Claro, não me entendam mal. Todos nós já tivemos decepções e temos direito de ter essa fase de superação chamada “ser feliz sozinho”, mas depois disso, talvez não seja boa coisa continuar pensando assim; a eudaimonia nos alerta isso. Tal como uma criança que quebra a perna num jogo de futebol e, traumatizada, nunca mais quer jogar bola, deixamos de nos relacionar com os outros. Queremos ser totalmente independentes, mesmo que, se pensarmos bem, sempre dependemos de alguém.

Nessa hora, achamos que a melhor solução para não nos machucarmos mais é sermos “felizes sozinhos”. Aí, pensadores de esquina ainda vem reforçar essa ideia maluca em nossa cabeça com frases como “nascemos sozinhos e morremos sozinhos” ou “quem tem mais poder no relacionamento é quem se envolve menos”. Ora, se alguém nasce sozinho, sem pai nem mãe, ou morre sozinho, sem ninguém em seu funeral, que triste. Que triste que tenhamos que nos envolver menos para termos mais poder no relacionamento, assim, todo mundo quer ter mais poder e ninguém se envolve mais. A verdade é que viramos uns cagões. Com medo de nos machucarmos, somos incapazes de amar (seja romanticamente, seja na amizade), de dar o braço a torcer. Nunca queremos “sair perdendo” e queremos ser “aquele que terminou primeiro”, como se isso resolvesse alguma coisa. Tudo é planejado porque queremos mais eficiência na hora de evitar os sofrimentos; mas, como o sofrimento é inevitável, faz parte da vida, planejamos muito para evitar o inevitável e, no limite, não executamos nada.

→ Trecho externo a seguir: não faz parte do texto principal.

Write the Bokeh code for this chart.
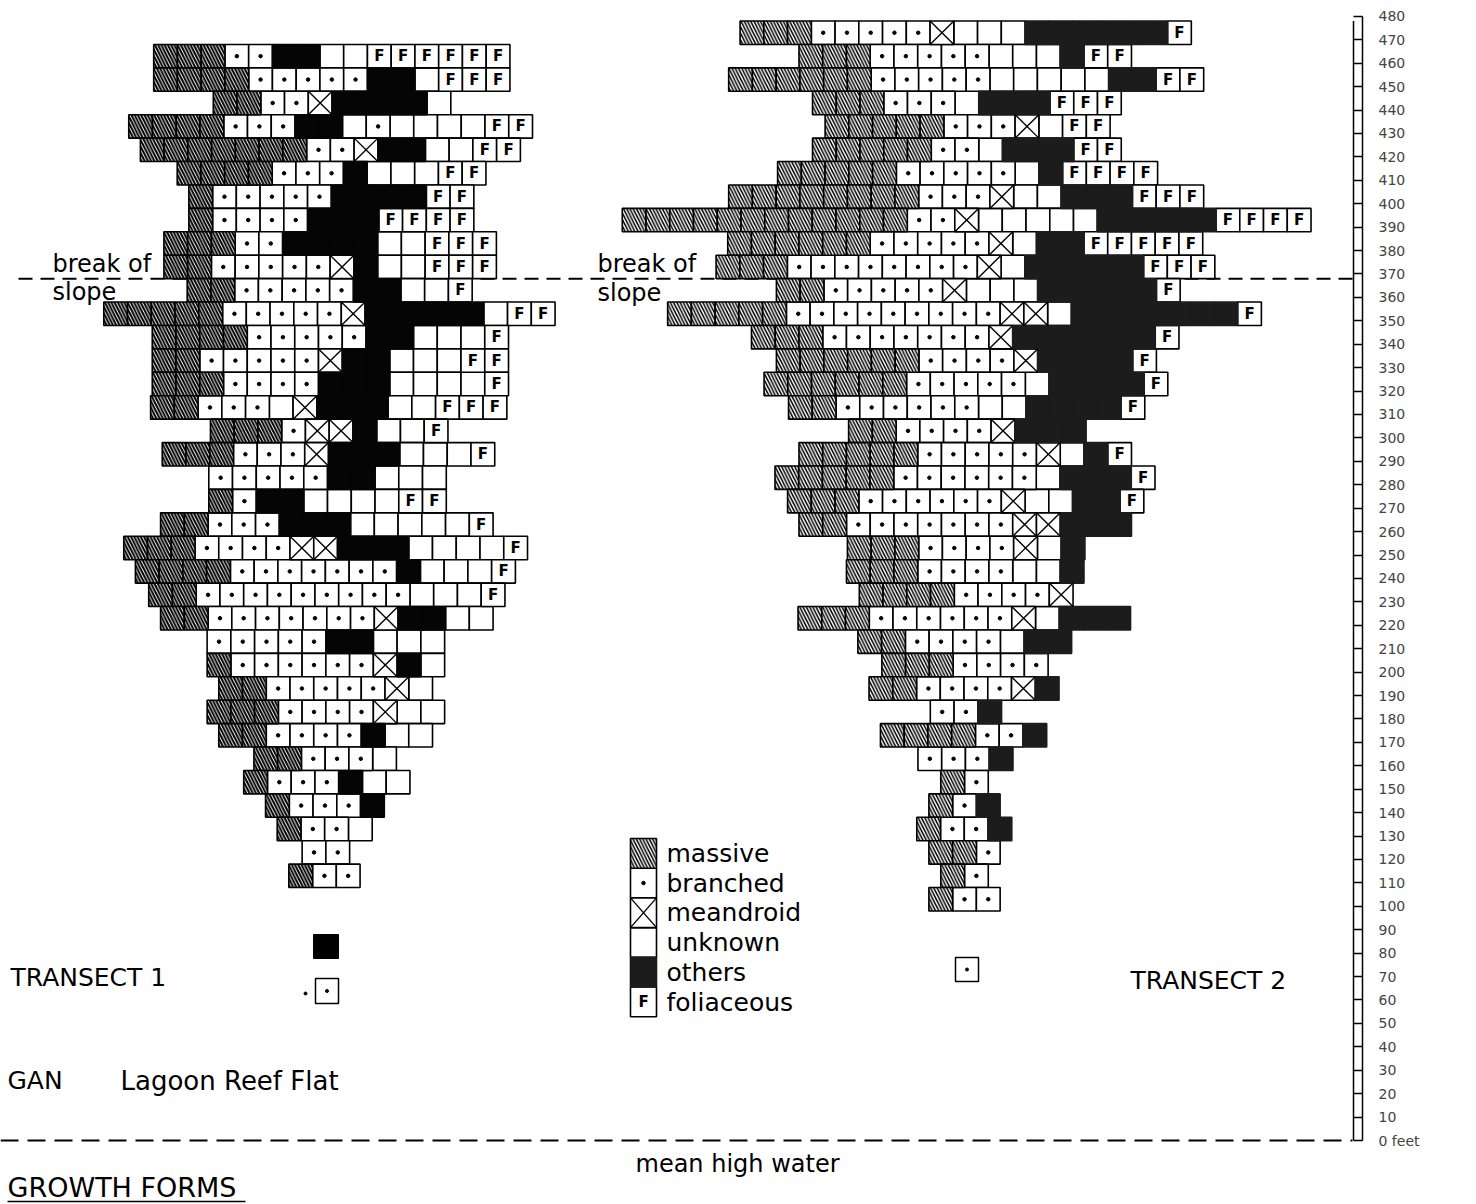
from bokeh.plotting import figure
from bokeh.models import LinearAxis, FixedTicker, Range1d
from bokeh.core.properties import value
from bokeh.embed import file_html
from bokeh.resources import INLINE

# ---------------- data ----------------
# Growth form of each coral cell along 10-ft rows (top row = farthest from mean high water)
# M massive, B branched, X meandroid, U unknown, O others, F foliaceous
t1_levels = list(range(460, 100, -10))
t1_rows = [
    "MMMBBOOUUFFFFFF", "MMMMBBBBBOOUFFF", "MMBBXOOOOU", "MMMMBBBOOUBUUUUFF",
    "MMMMMMMBBXOOUUFF", "MMMMBBBOUUUFF", "MBBBBBOOOOFF", "MBBBBOOOFFFF",
    "MMMBBOOOOUUFFF", "MMBBBBBXOUUFFF", "MMBBBBBOOUUF", "MMMMMBBBBBXOOOOOUFF",
    "MMMMBBBBBOOUUUF", "MMBBBBBXOOUUUFF", "MMMBBBBOOOUUUUF", "MMBBBUXOOOUUFFF",
    "MMMBXXOUUF", "MMMBBBXOOOUUUF", "BBBBBOOUUU", "MBOOUUUUFF",
    "MMBBBOOOUUUUUF", "MMMBBBBXXOOOUUUUF", "MMMMBBBBBBBOUUUF", "MMBBBBBBBBBUUUF",
    "MMBBBBBBBXOOUU", "BBBBBOOUUU", "MBBBBBBXOU", "MMBBBBBXU",
    "MMMBBBBXUU", "MMBBBBOUU", "MMBBBU", "MBBBOUU",
    "MBBBO", "MBBU", "BB", "MBB",
]
t1_start = [2.45, 2.45, 4.96, 1.40, 1.89, 3.44, 3.93, 3.93, 2.88, 2.88, 3.86, 0.35,
            2.39, 2.39, 2.39, 2.32, 4.84, 2.81, 4.77, 4.77, 2.74, 1.19, 1.68, 2.24,
            2.74, 4.70, 4.70, 5.19, 4.70, 5.19, 6.67, 6.24, 7.16, 7.65, 8.70, 8.14]

t2_levels = list(range(470, 90, -10))
t2_rows = [
    "MMMBBBBBXUUUOOOOOOF", "MMMBBBBBUUUOFF", "MMMMMMBBBBBUUUUUOOFF", "MMMBBBUOOOFFF",
    "MMMMMBBBXUFF", "MMMMMBBUOOOFF", "MMMMMBBBBBUOFFFF", "MMMMMMMMBBBXUUOOOFFF",
    "MMMMMMMMMMMMBBXUUUUUOOOOOFFFF", "MMMMMMBBBBBXUOOFFFFF", "MMMBBBBBBBBXUOOOOOFFF",
    "MMBBBBBXUUUOOOOOF", "MMMMMBBBBBBBBBXXUOOOOOOOF", "MMMBBBBBBBXOOOOOOF",
    "MMMMMMBBBBXOOOOF", "MMMMMMBBBBBUOOOOF", "MMBBBBBBUUOOOOF", "MMBBBBXOOO",
    "MMMMMBBBBBXUOF", "MMMMMBBBBBBUOOOF", "MMMBBBBBBXUUOOF", "MMBBBBBBBXXOOO",
    "MMMBBBBXUO", "MMMBBBBUUO", "MMMMBBBBX", "MMMBBBBBBXUOOO", "MMBBBBUOO",
    "MMMBBBB", "MMBBBBXO", "BBO", "MMMMBBO", "BBBO", "MB", "MBO", "MBBO",
    "MMB", "MB", "MBB",
]
t2_start = [5.14, 7.62, 4.66, 8.19, 8.72, 8.19, 6.72, 4.66, 0.18, 4.62, 4.13, 6.67,
            2.09, 5.62, 6.67, 6.15, 7.18, 9.71, 7.62, 6.61, 7.14, 7.62, 9.66, 9.62,
            10.16, 7.58, 10.10, 11.11, 10.57, 13.15, 11.05, 12.63, 13.59, 13.09,
            12.58, 13.09, 13.59, 13.09]

axis_ticks = list(range(0, 490, 10))
break_of_slope = 368
mean_high_water = 0
legend_codes = ["M", "B", "X", "U", "O", "F"]
legend_names = ["massive", "branched", "meandroid", "unknown", "others", "foliaceous"]

# ---------------- layout helpers ----------------
CELL_PX = 23.75
FT_PX = 2.342
Y0 = 1140.0
W, H = 1476, 1204
T1_X0, T2_X0 = 4.0, 26.0
ROW_SHIFT = 3.0
FONT = value("DejaVu Sans")


def X(px):
    return px / CELL_PX


def Y(py):
    return (Y0 - py) / FT_PX


p = figure(width=W, height=H, x_range=Range1d(X(0), X(1362)),
           y_range=Range1d(Y(H), Y(0)), x_axis_type=None, y_axis_type=None,
           toolbar_location=None, output_backend="svg",
           min_border_left=0, min_border_top=0, min_border_bottom=0,
           min_border_right=W - 1362)
p.outline_line_color = None
p.background_fill_color = "white"
p.border_fill_color = "white"

# dashed reference lines
p.line([X(18), X(1352)], [break_of_slope, break_of_slope], line_color="black",
       line_width=2, line_dash="14 8")
p.line([X(0), X(1352)], [mean_high_water, mean_high_water], line_color="black",
       line_width=2, line_dash="18 9")


def collect(rows, starts, levels, x0):
    d = {k: dict(l=[], r=[], b=[], t=[]) for k in "MBXUOF"}
    for s, st, lv in zip(rows, starts, levels):
        yc = lv + ROW_SHIFT
        for j, c in enumerate(s):
            g = d[c]
            g["l"].append(x0 + st + j)
            g["r"].append(x0 + st + j + 1)
            g["b"].append(yc - 5)
            g["t"].append(yc + 5)
    return d


def draw(d, others_fill, hatch_scale, hatch_w):
    lw = 1.6
    for c in "UBFX":
        g = d[c]
        if not g["l"]:
            continue
        p.quad(left=g["l"], right=g["r"], bottom=g["b"], top=g["t"],
               fill_color="white", line_color="black", line_width=lw)
    g = d["M"]
    if g["l"]:
        p.quad(left=g["l"], right=g["r"], bottom=g["b"], top=g["t"],
               fill_color="white", line_color="black", line_width=lw,
               hatch_pattern="\\", hatch_scale=hatch_scale, hatch_weight=hatch_w,
               hatch_color="black")
    g = d["O"]
    if g["l"]:
        p.quad(left=g["l"], right=g["r"], bottom=g["b"], top=g["t"],
               fill_color=others_fill, line_color=others_fill, line_width=lw)
    g = d["B"]
    if g["l"]:
        p.scatter([(a + b) / 2 for a, b in zip(g["l"], g["r"])],
                  [(a + b) / 2 for a, b in zip(g["b"], g["t"])],
                  size=3.5, color="black")
    g = d["X"]
    if g["l"]:
        p.segment(g["l"], g["b"], g["r"], g["t"], line_color="black", line_width=1.4)
        p.segment(g["l"], g["t"], g["r"], g["b"], line_color="black", line_width=1.4)
    g = d["F"]
    if g["l"]:
        p.text([(a + b) / 2 for a, b in zip(g["l"], g["r"])],
               [(a + b) / 2 for a, b in zip(g["b"], g["t"])],
               text=["F"] * len(g["l"]), text_font=FONT, text_font_style="bold",
               text_font_size="15px", text_align="center", text_baseline="middle")


draw(collect(t1_rows, t1_start, t1_levels, T1_X0), "#050505", 6.5, 2.0)
draw(collect(t2_rows, t2_start, t2_levels, T2_X0), "#1c1c1c", 6.5, 1.5)

# legend
lg = {k: dict(l=[], r=[], b=[], t=[]) for k in "MBXUOF"}
for k, code in enumerate(legend_codes):
    top = 838 + 29.7 * k
    lg[code]["l"].append(X(630))
    lg[code]["r"].append(X(656))
    lg[code]["b"].append(Y(top + 29.7))
    lg[code]["t"].append(Y(top))
draw(lg, "#1c1c1c", 6.5, 1.5)
p.text([X(666)] * len(legend_names), [Y(853 + 29.7 * k) for k in range(len(legend_names))],
       text=legend_names, text_font=FONT, text_font_size="25px",
       text_align="left", text_baseline="middle")

# isolated marks
p.quad(left=[X(313)], right=[X(338)], bottom=[Y(958)], top=[Y(934)],
       fill_color="black", line_color="black")
p.quad(left=[X(315), X(955)], right=[X(338), X(978)], bottom=[Y(1003), Y(981)],
       top=[Y(978), Y(957)], fill_color="white", line_color="black", line_width=1.5)
p.scatter([X(326.5), X(966.5), X(305)], [Y(990.5), Y(969), Y(993)], size=3, color="black")


# texts
def txt(x, y, s, size="25px"):
    p.text([X(x)], [Y(y)], text=[s], text_font=FONT, text_font_size=size,
           text_align="left", text_baseline="middle")


txt(10, 977, "TRANSECT 1")
txt(1130, 980, "TRANSECT  2")
txt(7, 1080, "GAN")
txt(120, 1080, "Lagoon Reef Flat", "26px")
txt(635, 1163, "mean high water", "24px")
txt(7, 1187, "GROWTH  FORMS", "27px")
p.line([X(7), X(245)], [Y(1201), Y(1201)], line_color="black", line_width=1.5)
txt(52, 263, "break  of", "24px")
txt(52, 291, "slope", "24px")
txt(597, 263, "break  of", "24px")
txt(597, 292, "slope", "24px")

# feet scale (ladder)
p.segment([X(1353)], [0], [X(1353)], [478], line_color="black", line_width=1.5)
ax = LinearAxis(ticker=FixedTicker(ticks=axis_ticks), bounds=(0, 480))
ax.major_tick_in = 9
ax.major_tick_out = 0
ax.minor_tick_line_color = None
ax.axis_line_width = 1.5
ax.major_tick_line_width = 1.5
ax.major_label_standoff = 16
ax.major_label_text_font = "DejaVu Sans"
ax.major_label_text_font_size = "14px"
ax.major_label_overrides = {0: "0 feet"}
p.add_layout(ax, "right")

open("out.html", "w").write(file_html(p, INLINE))
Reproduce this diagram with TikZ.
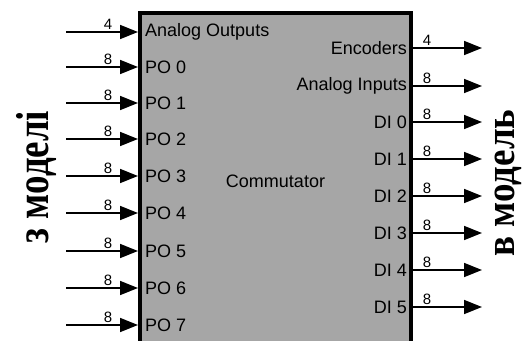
\documentclass[tikz,border=0pt]{standalone}
\usepackage{graphicx}
\usepackage{fontspec}
\setmainfont{Liberation Sans}
\newfontfamily\cyrserif{Liberation Serif}
\usetikzlibrary{arrows.meta}
\definecolor{boxgray}{RGB}{166,166,166}
\newcommand{\tallcap}[2][1.25]{\scalebox{1}[#1]{#2}}
\tikzset{
  port/.style={font=\fontsize{18}{18}\selectfont, inner sep=0pt},
  width/.style={font=\fontsize{15}{15}\selectfont, inner sep=1pt, anchor=south},
  sig/.style={line width=1.6pt, -{Triangle[length=18pt,width=14pt]}},
  side/.style={font=\cyrserif\bfseries\fontsize{37}{37}\selectfont, rotate=90, anchor=base, inner sep=0pt},
}
\begin{document}
\begin{tikzpicture}[x=1pt,y=-1pt]
\useasboundingbox (0,0) rectangle (522,340);
\clip (0,0) rectangle (522,340);

% the commutator block (runs past the lower edge)
\node[draw, fill=boxgray, line width=3.5pt, minimum width=271pt, minimum height=336pt,
      inner sep=0pt, font=\fontsize{18}{18}\selectfont] (comm) at (275.5,181) {Commutator};

% inputs on the left side
\foreach \name/\lab/\w/\y in {ao/Analog Outputs/4/32, po0/PO 0/8/67, po1/PO 1/8/103,
    po2/PO 2/8/139, po3/PO 3/8/176, po4/PO 4/8/213, po5/PO 5/8/251,
    po6/PO 6/8/288, po7/PO 7/8/325}{
  \node[port, anchor=west] (\name) at (145,\y) {\lab};
  \coordinate (\name-src) at (66,\y);
  \coordinate (\name-end) at (138,\y);
  \draw[sig] (\name-src) -- (\name-end);
  \node[width] (\name-w) at (108,\y-1) {\w};
}

% outputs on the right side
\foreach \name/\lab/\w/\y in {enc/Encoders/4/48, ai/Analog Inputs/8/86, di0/DI 0/8/122,
    di1/DI 1/8/159, di2/DI 2/8/196, di3/DI 3/8/233, di4/DI 4/8/270, di5/DI 5/8/307}{
  \node[port, anchor=east] (\name) at (407,\y) {\lab};
  \coordinate (\name-src) at (comm.east |- \name);
  \coordinate (\name-dst) at (482,\y);
  \draw[sig] (\name-src) -- (\name-dst);
  \node[width] (\name-w) at (427,\y-1) {\w};
}

% side captions
\node[side] (from) at (48,177) {\tallcap{з моделі}};
\node[side] (to) at (514,183) {\tallcap[1.12]{в модель}};
\end{tikzpicture}
\end{document}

No final das contas, somos infantis. Mamãe não nos deixa andar descalço porque podemos pegar uma bactéria e, como consequência desse ato superprotetor, não criamos anticorpos; ficamos fracos, muito fracos. Ou pior, somos como um velho amargurado e decepcionado que não sai de casa porque pode chover, pode ficar doente, pode se machucar, pode ser assaltado ou pisar num prego. Achamos que podemos ser felizes sozinhos não porque isso seja possível e bom, mas sim porque estamos com medo de nos decepcionarmos com o outro, nos privando de amar, em seus vários sentidos e, no limite, como a criança e o velho, nos privando de viver. Nem mesmo o protagonista de Náufrago, interpretado por Tom Hanks, conseguiu ser feliz sozinho. Criou um amigo numa bola de vôlei, Wilson, e preferiu se arriscar em alto mar a morrer sozinho na ilha em que naufragou.

Não podemos mais conceber a felicidade tal qual os gregos a concebiam, afinal, muita coisa mudou e a dimensão subjetiva da felicidade também é importante. Mas, podemos sim repensar nossa felicidade em termos objetivos: uma felicidade que só é possível quando parte dela está fora de nós.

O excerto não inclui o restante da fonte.